Physical touch in a virtual world
“Using the green screen, the participant would see their face on their device and see me, my hands, touching their face, massaging and giving the facial treatment as I spoke to them about the process, while a soothing audio soundtrack played. The process showed that our eyes can be part of touching as well as seeing.
“‘The Best Facial’ uses our eyes, along with virtual touch, to tap into meditation culture and the wellbeing it brings. Part of the facial is an application of a mask – like you would have in a real-life facial treatment. When the mask is applied the participant watches their facial features disappear and become translucent as a natural landscape comes into the image. It’s about looking inward – it’s reflective, as the landscape becomes part of you and vice versa.
“‘Glitches were also purposely inserted into the video, such as might happen in the real-world – for example, a doorbell might ring at a salon. (I have been inspired by Legacy Russell’s book ‘Glitch’.) During the facials, I acknowledge people’s glitches and work with them.
“At the end of each 30-minute facial, I had a fifteen-minute “aftercare” conversation with the participant to find out how they felt and what they experienced. Results included participants feeling tingling in their eyebrows when that part of their face was being touched on screen.
“Participants reported a range of sensations, including relaxation and the feeling of intimacy of touch. The fact that it all took place live, in real time and with carefully synchronised audio backing, also added to the immersive nature of The Best Facial.

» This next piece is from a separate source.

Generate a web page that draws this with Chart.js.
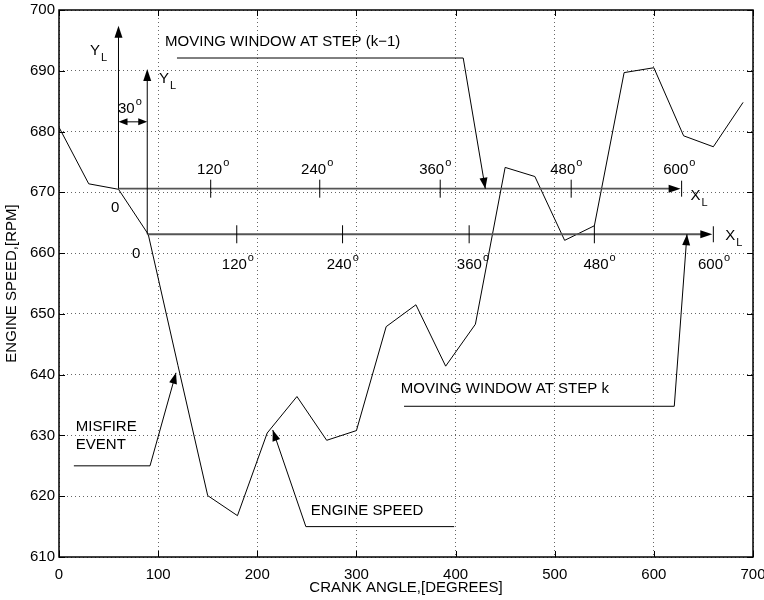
<!DOCTYPE html>
<html>
<head>
<meta charset="utf-8">
<script src="https://cdn.jsdelivr.net/npm/chart.js@4/dist/chart.umd.min.js"></script>
<style>
  html, body { margin: 0; padding: 0; background: #fff; }
  #wrap { width: 764px; height: 600px; }
</style>
</head>
<body>
<div id="wrap"><canvas id="speedChart"></canvas></div>
<script>
// crank angle (deg) and engine speed (rpm)
var crankAngle = [0, 30, 60, 90, 120, 150, 180, 210, 240, 270, 300, 330, 360, 390, 420, 450, 480, 510, 540, 570, 600, 630, 660, 690];
var engineSpeed = [680.7, 671.4, 670.5, 663.1, 641.5, 620.1, 616.8, 630.4, 636.4, 629.2, 630.8, 647.9, 651.5, 641.4, 648.3, 674.1, 672.6, 662.1, 664.5, 689.7, 690.5, 679.3, 677.5, 684.8];
var xTicks = [0, 100, 200, 300, 400, 500, 600, 700];
var yTicks = [610, 620, 630, 640, 650, 660, 670, 680, 690, 700];
var windowLabels = ['120', '240', '360', '480', '600'];

// the two moving windows, in data units
var windows = [
  { origin: [60, 670.6], yTip: 697.4, xEnd: 628, ticks: [153, 263, 384.5, 516.6],
    labelX: [139.3, 244.2, 363.3, 495.5, 609.5], labelY: 673.0,
    zero: [52.5, 666.8], yl: [31.3, 692.6], xl: [637, 668.8] },
  { origin: [89, 663.1], yTip: 690.3, xEnd: 660, ticks: [179.3, 286, 413.7, 540],
    labelX: [164.2, 270, 401.3, 529, 644.5], labelY: 657.4,
    zero: [73.7, 659.2], yl: [100.9, 688], xl: [672, 662.1] }
];

var callouts = [
  { text: ['MOVING WINDOW AT STEP (k\u22121)'], at: [107, 694.7], path: [[119, 692.1], [407.7, 692.1], [430, 670.6]] },
  { text: ['MOVING WINDOW AT STEP k'], at: [344.8, 637.7], path: [[348, 634.8], [620.6, 634.8], [633.4, 663.1]] },
  { text: ['MISFIRE', 'EVENT'], at: [17, 631.4], path: [[15, 625], [91.8, 625], [118, 640.3]] },
  { text: ['ENGINE SPEED'], at: [254, 617.6], path: [[398.6, 615], [249, 615], [215.6, 630.9]] }
];

var FONT = 'Liberation Sans, Arial, Helvetica, sans-serif';

function arrowHead(ctx, x1, y1, x2, y2, len, half) {
  var a = Math.atan2(y2 - y1, x2 - x1);
  ctx.beginPath();
  ctx.moveTo(x2, y2);
  ctx.lineTo(x2 - len * Math.cos(a) + half * Math.sin(a), y2 - len * Math.sin(a) - half * Math.cos(a));
  ctx.lineTo(x2 - len * Math.cos(a) - half * Math.sin(a), y2 - len * Math.sin(a) + half * Math.cos(a));
  ctx.closePath();
  ctx.fill();
}

function supText(ctx, txt, sup, x, y) {
  ctx.font = '15px ' + FONT;
  ctx.textAlign = 'left';
  ctx.textBaseline = 'alphabetic';
  ctx.fillText(txt, x, y);
  var w = ctx.measureText(txt).width;
  ctx.font = '11px ' + FONT;
  ctx.fillText(sup, x + w + 1, y - 8);
}

function subText(ctx, txt, sub, x, y) {
  ctx.font = '15px ' + FONT;
  ctx.textAlign = 'left';
  ctx.textBaseline = 'alphabetic';
  ctx.fillText(txt, x, y);
  var w = ctx.measureText(txt).width;
  ctx.font = '11px ' + FONT;
  ctx.fillText(sub, x + w + 1, y + 6);
}

var framePlugin = {
  id: 'frame',
  afterDraw: function (chart) {
    var ctx = chart.ctx, a = chart.chartArea;
    var xs = chart.scales.x, ys = chart.scales.y;
    ctx.save();
    ctx.strokeStyle = '#000';
    ctx.lineWidth = 1;
    ctx.beginPath();
    xTicks.forEach(function (v) {
      var p = Math.round(xs.getPixelForValue(v)) + 0.5;
      ctx.moveTo(p, a.bottom); ctx.lineTo(p, a.bottom - 6);
      ctx.moveTo(p, a.top); ctx.lineTo(p, a.top + 6);
    });
    yTicks.forEach(function (v) {
      var p = Math.round(ys.getPixelForValue(v)) + 0.5;
      ctx.moveTo(a.left, p); ctx.lineTo(a.left + 6, p);
      ctx.moveTo(a.right, p); ctx.lineTo(a.right - 6, p);
    });
    ctx.stroke();
    ctx.lineWidth = 1.5;
    ctx.strokeRect(a.left, a.top, a.right - a.left, a.bottom - a.top);
    ctx.restore();
  }
};

var notesPlugin = {
  id: 'notes',
  afterDatasetsDraw: function (chart) {
    var ctx = chart.ctx;
    var xs = chart.scales.x, ys = chart.scales.y;
    function px(v) { return xs.getPixelForValue(v); }
    function py(v) { return ys.getPixelForValue(v); }
    ctx.save();
    ctx.fillStyle = '#000';

    windows.forEach(function (w) {
      var ox = px(w.origin[0]), oy = py(w.origin[1]);
      var ex = px(w.xEnd), ty = py(w.yTip);
      // horizontal axis
      ctx.strokeStyle = '#555';
      ctx.lineWidth = 1.8;
      ctx.beginPath(); ctx.moveTo(ox, oy); ctx.lineTo(ex - 8, oy); ctx.stroke();
      ctx.fillStyle = '#000';
      arrowHead(ctx, ox, oy, ex - 1, oy, 12, 4);
      ctx.strokeStyle = '#000';
      ctx.lineWidth = 1;
      ctx.beginPath(); ctx.moveTo(ex, oy - 8); ctx.lineTo(ex, oy + 8); ctx.stroke();
      // vertical axis
      ctx.beginPath(); ctx.moveTo(ox, oy); ctx.lineTo(ox, ty + 8); ctx.stroke();
      arrowHead(ctx, ox, oy, ox, ty, 12, 4);
      // ticks
      ctx.beginPath();
      w.ticks.forEach(function (t) {
        var tx = px(t);
        ctx.moveTo(tx, oy - 9); ctx.lineTo(tx, oy + 9);
      });
      ctx.stroke();
      w.labelX.forEach(function (lx, i) {
        supText(ctx, windowLabels[i], 'o', px(lx), py(w.labelY));
      });
      ctx.font = '15px ' + FONT;
      ctx.fillText('0', px(w.zero[0]), py(w.zero[1]));
      subText(ctx, 'Y', 'L', px(w.yl[0]), py(w.yl[1]));
      subText(ctx, 'X', 'L', px(w.xl[0]), py(w.xl[1]));
    });

    // 30 degree offset between the windows
    var y30 = py(681.6), xa = px(windows[0].origin[0]), xb = px(windows[1].origin[0]);
    ctx.beginPath(); ctx.moveTo(xa + 6, y30); ctx.lineTo(xb - 6, y30); ctx.stroke();
    arrowHead(ctx, xb, y30, xa, y30, 9, 3.5);
    arrowHead(ctx, xa, y30, xb, y30, 9, 3.5);
    supText(ctx, '30', 'o', px(59.5), py(683.1));

    // callouts with leader lines
    callouts.forEach(function (c) {
      ctx.font = '15px ' + FONT;
      ctx.textAlign = 'left';
      ctx.textBaseline = 'middle';
      c.text.forEach(function (t, i) {
        ctx.fillText(t, px(c.at[0]), py(c.at[1]) + i * 18);
      });
      var pts = c.path.map(function (p) { return [px(p[0]), py(p[1])]; });
      var n = pts.length;
      ctx.strokeStyle = '#000';
      ctx.lineWidth = 1;
      ctx.beginPath();
      ctx.moveTo(pts[0][0], pts[0][1]);
      for (var i = 1; i < n; i++) ctx.lineTo(pts[i][0], pts[i][1]);
      ctx.stroke();
      arrowHead(ctx, pts[n - 2][0], pts[n - 2][1], pts[n - 1][0], pts[n - 1][1], 11, 4);
    });
    ctx.restore();
  }
};

var ctxS = document.getElementById('speedChart').getContext('2d');
var speedChart = new Chart(ctxS, {
  type: 'line',
  data: {
    datasets: [{
      label: 'Engine speed',
      data: crankAngle.map(function (a, i) { return { x: a, y: engineSpeed[i] }; }),
      borderColor: '#000',
      borderWidth: 1,
      pointRadius: 0,
      fill: false,
      tension: 0
    }]
  },
  options: {
    responsive: true,
    maintainAspectRatio: false,
    animation: false,
    layout: { padding: { left: 0, right: 11, top: 10, bottom: 0 } },
    plugins: { legend: { display: false }, tooltip: { enabled: false } },
    scales: {
      x: {
        type: 'linear', min: 0, max: 700,
        afterBuildTicks: function (s) { s.ticks = xTicks.map(function (v) { return { value: v }; }); },
        afterFit: function (s) { s.height = 43; s.paddingLeft = 0; s.paddingRight = 0; },
        grid: { color: '#666', drawTicks: false, lineWidth: 1 },
        border: { display: false, dash: [1, 3] },
        ticks: { color: '#000', padding: 9, maxRotation: 0, font: { family: FONT, size: 15 } },
        title: { display: true, text: 'CRANK ANGLE,[DEGREES]', color: '#000', padding: { top: 0, bottom: 3 }, font: { family: FONT, size: 15 } }
      },
      y: {
        type: 'linear', min: 610, max: 700,
        afterBuildTicks: function (s) { s.ticks = yTicks.map(function (v) { return { value: v }; }); },
        afterFit: function (s) { s.width = 59; s.paddingTop = 0; s.paddingBottom = 0; },
        grid: { color: '#666', drawTicks: false, lineWidth: 1 },
        border: { display: false, dash: [1, 3] },
        ticks: { color: '#000', padding: 4, font: { family: FONT, size: 15 } },
        title: { display: true, text: 'ENGINE SPEED,[RPM]', color: '#000', padding: { top: 3, bottom: 0 }, font: { family: FONT, size: 15 } }
      }
    }
  },
  plugins: [framePlugin, notesPlugin]
});
</script>
</body>
</html>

“I’m looking forward to exploring the boundaries and links between physical touch and the virtual world further, as it relates to different personal experiences. The pandemic gave this work a sense of urgency, and connecting with participants at that time was self-care for me, as well as care for the participants. The importance of connecting with people took on a new relevance as our lives were affected by lockdown, but there is now scope for delving more deeply into the findings that have emerged through my research and performance.’
Video documentation of The Best Facial project
Ada Xiaoyu Hao’s current PhD project can be viewed here: https://aproductionofmultiplebecomingsofsubjectivities.cargo.site/
Publications in relation to this project:
- Hao, Ada Xiaoyu, ‘Make this tango viral: Touching toward the untouchable in tele-synesthesia performance.’ Edited by Dr. Jiang Jiehong and Dr. Lauren WALDEN, Journal of Contemporary Chinese Art, Volume 8 (2&3): 237-266, Published by Intellect Limited 2021. (tbc)

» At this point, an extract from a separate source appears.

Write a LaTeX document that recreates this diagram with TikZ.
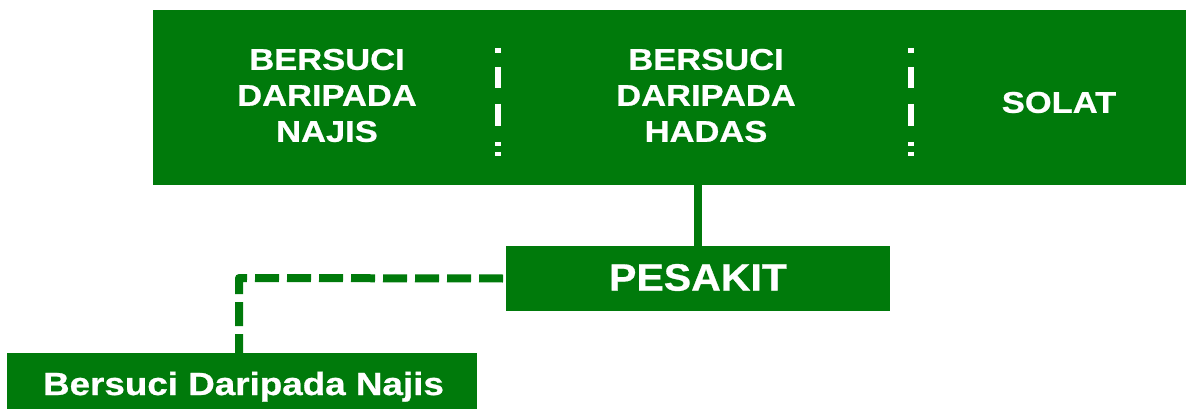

- Hao, Ada Xiaoyu. ‘Making touch visible with the suture of fantasy with virtual aesthetician in “The Best Facial Clinic” – The glitchy-score of tele-synaesthesia performance in the age of global pandemic’, Node 28, Artnodes (Journal on Art, Science and Technology), https://doi.org/10.7238/artnodes.v0i28.387149 , July 2021.
Ada Xiaoyu Hao:
Ada Xiaoyu Hao (b. 1993, China) is a performance artist whose practice engages fiction, techno-biographical inquiries, multimedia technology, and philosophy with performance. She currently focuses on creating a theoretical framework that uses performance as the main methodological formulation to develop a series of processual, participatory and intersubjective engagements with the immanent possibility of being and becoming through role-playing. Probing the boundaries between auto-fictional and auto-biographical performance, she suggests a speculative envisaging of the concept of the self in a post-humanistic vision that challenges our perception of becoming, adaption, and sustainability.